Copy out, with no alterations, the lines below running from the one containing "Clone this chart in matplotlib." to the one containing "ax = fig.add_axes([0.0338, 0.1473, 0.9197, 0.6995])", inclusive at each end; pictures are omitted.

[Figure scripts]

-- -- --

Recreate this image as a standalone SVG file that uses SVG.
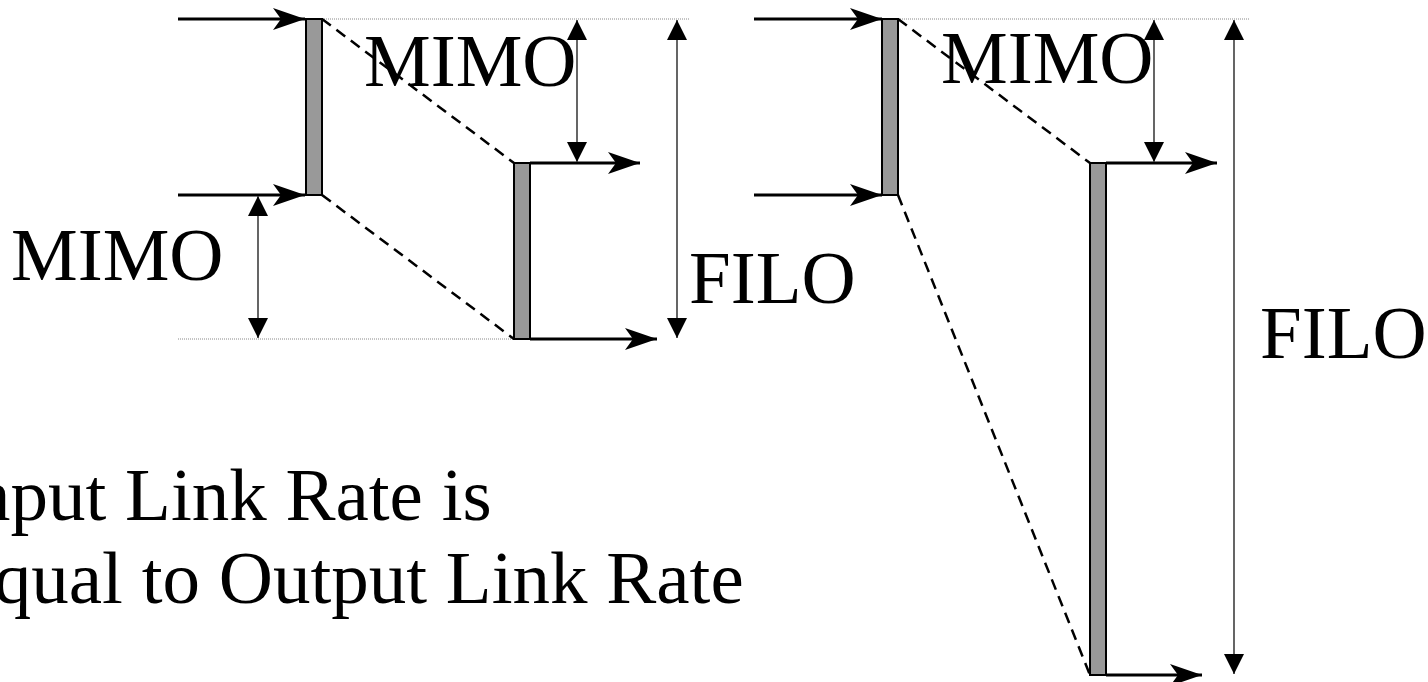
<svg xmlns="http://www.w3.org/2000/svg" width="1428" height="682" viewBox="0 0 1428 682">
<style>
.bar{fill:#999999;stroke:#000;stroke-width:2}
.flow{stroke:#000;stroke-width:3;fill:none;marker-end:url(#barb)}
.dim{stroke:#555555;stroke-width:1.8;fill:none;marker-start:url(#tri);marker-end:url(#tri)}
.dash{stroke:#000;stroke-width:2.5;stroke-dasharray:11 7;fill:none}
.dot{stroke:#888888;stroke-width:1;stroke-dasharray:1 1;fill:none}
.lbl{font-family:"Liberation Serif","Times New Roman",serif;font-size:75px;fill:#000}
</style>
<defs>
<marker id="barb" viewBox="-33 -12 34 24" refX="0" refY="0" markerWidth="34" markerHeight="24" markerUnits="userSpaceOnUse" orient="auto">
<path d="M0,0 L-32,-11 L-24,0 L-32,11 Z" fill="#000"/>
</marker>
<marker id="tri" viewBox="-21 -11 22 22" refX="0" refY="0" markerWidth="22" markerHeight="22" markerUnits="userSpaceOnUse" orient="auto-start-reverse">
<path d="M0,0 L-20,-10 L-20,10 Z" fill="#000"/>
</marker>
</defs>
<g id="connectors">
<line class="dot" x1="322" y1="19" x2="690" y2="19"/>
<line class="dot" x1="178" y1="339" x2="514" y2="339"/>
<line class="dot" x1="898" y1="19" x2="1250" y2="19"/>
<line class="dash" x1="322" y1="19" x2="514" y2="163"/>
<line class="dash" x1="322" y1="195" x2="514" y2="339"/>
<line class="dash" x1="898" y1="19" x2="1090" y2="163"/>
<line class="dash" x1="898" y1="195" x2="1090" y2="675"/>
<line class="flow" x1="178" y1="19" x2="305" y2="19"/>
<line class="flow" x1="178" y1="195" x2="305" y2="195"/>
<line class="flow" x1="530" y1="163" x2="640" y2="163"/>
<line class="flow" x1="530" y1="339" x2="657" y2="339"/>
<line class="flow" x1="754" y1="19" x2="882" y2="19"/>
<line class="flow" x1="754" y1="195" x2="882" y2="195"/>
<line class="flow" x1="1106" y1="163" x2="1217" y2="163"/>
<line class="flow" x1="1106" y1="675" x2="1202" y2="675"/>
<line class="dim" x1="577" y1="20" x2="577" y2="162"/>
<line class="dim" x1="258" y1="196" x2="258" y2="338"/>
<line class="dim" x1="677" y1="20" x2="677" y2="338"/>
<line class="dim" x1="1154" y1="20" x2="1154" y2="162"/>
<line class="dim" x1="1234" y1="20" x2="1234" y2="674"/>
</g>
<g id="bar-in-1"><rect class="bar" x="306" y="19" width="16" height="176"/></g>
<g id="bar-out-1"><rect class="bar" x="514" y="163" width="16" height="176"/></g>
<g id="bar-in-2"><rect class="bar" x="882" y="19" width="16" height="176"/></g>
<g id="bar-out-2"><rect class="bar" x="1090" y="163" width="16" height="512"/></g>
<g id="label-mimo-1"><text class="lbl" x="364" y="86">MIMO</text></g>
<g id="label-mimo-2"><text class="lbl" x="11" y="280">MIMO</text></g>
<g id="label-filo-1"><text class="lbl" x="689" y="303">FILO</text></g>
<g id="label-mimo-3"><text class="lbl" x="941" y="83">MIMO</text></g>
<g id="label-filo-2"><text class="lbl" x="1260" y="358">FILO</text></g>
<g id="caption"><text class="lbl" x="-52" y="520">Input Link Rate is</text><text class="lbl" x="-52" y="603">Equal to Output Link Rate</text></g>
</svg>
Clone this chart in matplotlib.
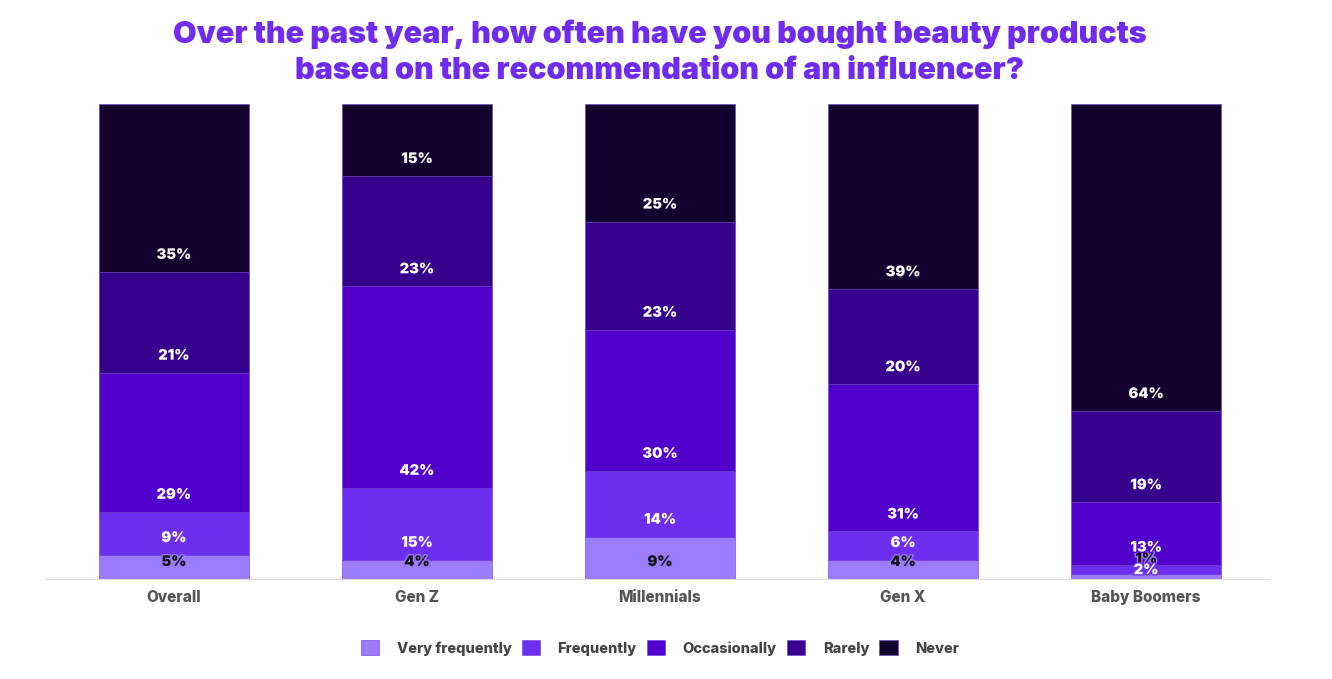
import numpy as np
import matplotlib.pyplot as plt
import matplotlib.patheffects as pe

groups = ['Overall', 'Gen Z', 'Millennials', 'Gen X', 'Baby Boomers']
answers = ['Very frequently', 'Frequently', 'Occasionally', 'Rarely', 'Never']

very_frequently = [5, 4, 9, 4, 1]
frequently = [9, 15, 14, 6, 2]
occasionally = [29, 42, 30, 31, 13]
rarely = [21, 23, 23, 20, 19]
never = [35, 15, 25, 39, 64]

colors = ['#9b7bff', '#6c2ff0', '#5200cc', '#36008d', '#13002e']
label_colors = ['#111111', 'white', 'white', 'white', 'white']

plt.rcParams['font.family'] = ['Inter', 'DejaVu Sans']

data = np.array([very_frequently, frequently, occasionally, rarely, never], dtype=float)
shares = data / data.sum(axis=0)  # bars are drawn as full 100% stacks

fig = plt.figure(figsize=(13.32, 6.79), dpi=100)
ax = fig.add_axes([0.0338, 0.1473, 0.9197, 0.6995])

x = np.arange(len(groups))
bottom = np.zeros(len(groups))
for i, name in enumerate(answers):
    ax.bar(x, shares[i], 0.617, bottom=bottom, color=colors[i], label=name,
           edgecolor='#6a3ad0', linewidth=0.4)
    for j in range(len(groups)):
        off = 17
        if data[i, j] <= 2:
            # tiny slices: squeeze the labels like the original does
            off = 4 if i > 0 else 20
        ax.annotate(f'{int(data[i, j])}%', (x[j], bottom[j]), xytext=(0, off),
                    textcoords='offset pixels', zorder=5 + i,
                    ha='center', va='center', fontsize=10.5, fontweight='black',
                    color=label_colors[i],
                    path_effects=[pe.withStroke(linewidth=2, foreground=colors[i])])
    bottom += shares[i]

ax.set_xlim(-0.53, 4.51)
ax.set_ylim(0, 1)
ax.set_yticks([])
ax.set_xticks(x)
ax.set_xticklabels(groups, fontsize=11, fontweight='heavy', color='#555555')
ax.tick_params(axis='x', length=0, pad=8)
for s in ['top', 'left', 'right']:
    ax.spines[s].set_visible(False)
ax.spines['bottom'].set_color('#dddddd')

fig.suptitle('Over the past year, how often have you bought beauty products\n'
             'based on the recommendation of an influencer?',
             x=0.4955, y=0.972, fontsize=22, fontweight='black', color='#6f2cf0',
             linespacing=1.38)

fig.legend(loc='center', bbox_to_anchor=(0.4955, 0.046), ncol=5, frameon=False,
           handlelength=1.25, handleheight=1.25, columnspacing=0.7,
           handletextpad=1.2, labelcolor='#444444',
           prop={'weight': 'heavy', 'size': 10.5})

plt.savefig('out.png', dpi=100)
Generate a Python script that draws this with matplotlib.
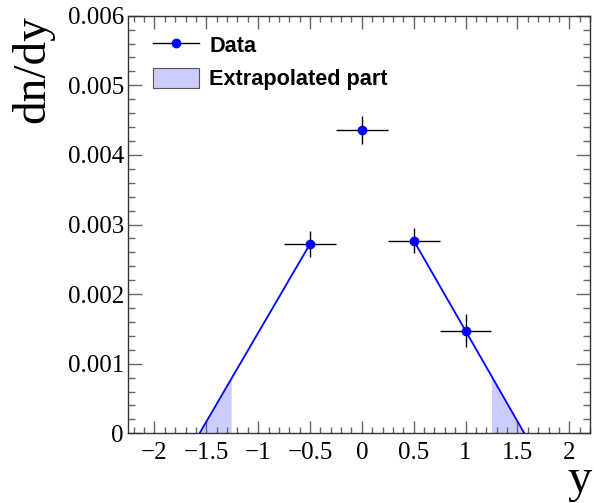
import numpy as np
import matplotlib.pyplot as plt
from matplotlib.lines import Line2D
from matplotlib.patches import Patch
from matplotlib.ticker import MultipleLocator

# measured points (centre bins)
y_pts = [-0.5, 0.0, 0.5, 1.0]
dndy = [0.00272, 0.00436, 0.00277, 0.00147]
y_err = [0.25, 0.25, 0.25, 0.25]
dndy_err = [0.00018, 0.000205, 0.000175, 0.000237]

# straight-line extrapolations down to zero
left_x = [-1.565, -0.5]
left_y = [0.0, 0.00272]
right_x = [0.5, 1.567]
right_y = [0.00277, 0.0]

# edges of the extrapolated (shaded) part
shade_left = [-1.565, -1.26]
shade_right = [1.25, 1.567]

serif = "Liberation Serif"
plt.rcParams["font.family"] = serif

fig = plt.figure(figsize=(5.94, 5.03), dpi=100)
ax = fig.add_axes([128 / 594, 1 - 433.3 / 503, (590 - 128) / 594, (433.3 - 15.7) / 503])

fill_col = "#ccccff"
xs = np.linspace(shade_left[0], shade_left[1], 50)
ax.fill_between(xs, 0, np.interp(xs, left_x, left_y), color=fill_col, lw=0)
xs = np.linspace(shade_right[0], shade_right[1], 50)
ax.fill_between(xs, 0, np.interp(xs, right_x, right_y), color=fill_col, lw=0)

ax.plot(left_x, left_y, color="blue", lw=1.3)
ax.plot(right_x, right_y, color="blue", lw=1.3)

ax.errorbar(y_pts, dndy, xerr=y_err, yerr=dndy_err, fmt="o", color="blue",
            ms=6, ecolor="black", elinewidth=1.0, capsize=0, zorder=5)

ax.set_xlim(-2.255, 2.2)
ax.set_ylim(0, 0.006)

ax.xaxis.set_major_locator(MultipleLocator(0.5))
ax.xaxis.set_minor_locator(MultipleLocator(0.1))
ax.yaxis.set_major_locator(MultipleLocator(0.001))
ax.yaxis.set_minor_locator(MultipleLocator(0.0002))
ax.xaxis.set_major_formatter(plt.FuncFormatter(lambda v, p: f"{v:g}".replace("-", "\u2212")))
ax.yaxis.set_major_formatter(plt.FuncFormatter(lambda v, p: "0" if abs(v) < 1e-12 else f"{v:.3f}"))

ax.tick_params(which="both", direction="in", top=True, right=True, color="#666666",
               labelsize=18, width=1.0)
ax.tick_params(axis="x", which="major", length=9, pad=6)
ax.tick_params(axis="x", which="minor", length=4.5)
ax.tick_params(axis="y", which="major", length=10, pad=3)
ax.tick_params(axis="y", which="minor", length=5)
for s in ax.spines.values():
    s.set_color("#333333")
    s.set_linewidth(1.0)

fig.text(33 / 594, 1 - 15 / 503, "dn/dy", rotation=90, ha="center", va="top", fontsize=34)
fig.text(592 / 594, 1 - 502 / 503, "y", ha="right", va="bottom", fontsize=35)

handles = [Line2D([], [], color="black", lw=1.0, marker="o", markersize=6,
                  markerfacecolor="blue", markeredgecolor="blue"),
           Patch(facecolor=fill_col, edgecolor="#555555", lw=0.8)]
leg = ax.legend(handles, ["Data", "Extrapolated part"], loc="upper left",
                bbox_to_anchor=(0.012, 1.003), frameon=False, handlelength=2.1,
                handleheight=1.1, handletextpad=0.5, labelspacing=0.5,
                prop={"family": "Liberation Sans", "weight": "bold", "size": 15.6})

fig.savefig("out.png", dpi=100)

-- -- --

- Solution for this task
Clone this chart in matplotlib.
import numpy as np
import matplotlib.pyplot as plt
import matplotlib.patheffects as pe

groups = ['Overall', 'Gen Z', 'Millennials', 'Gen X', 'Baby Boomers']
answers = ['Very frequently', 'Frequently', 'Occasionally', 'Rarely', 'Never']

very_frequently = [5, 4, 9, 4, 1]
frequently = [9, 15, 14, 6, 2]
occasionally = [29, 42, 30, 31, 13]
rarely = [21, 23, 23, 20, 19]
never = [35, 15, 25, 39, 64]

colors = ['#9b7bff', '#6c2ff0', '#5200cc', '#36008d', '#13002e']
label_colors = ['#111111', 'white', 'white', 'white', 'white']

plt.rcParams['font.family'] = ['Inter', 'DejaVu Sans']

data = np.array([very_frequently, frequently, occasionally, rarely, never], dtype=float)
shares = data / data.sum(axis=0)  # bars are drawn as full 100% stacks

fig = plt.figure(figsize=(13.32, 6.79), dpi=100)
ax = fig.add_axes([0.0338, 0.1473, 0.9197, 0.6995])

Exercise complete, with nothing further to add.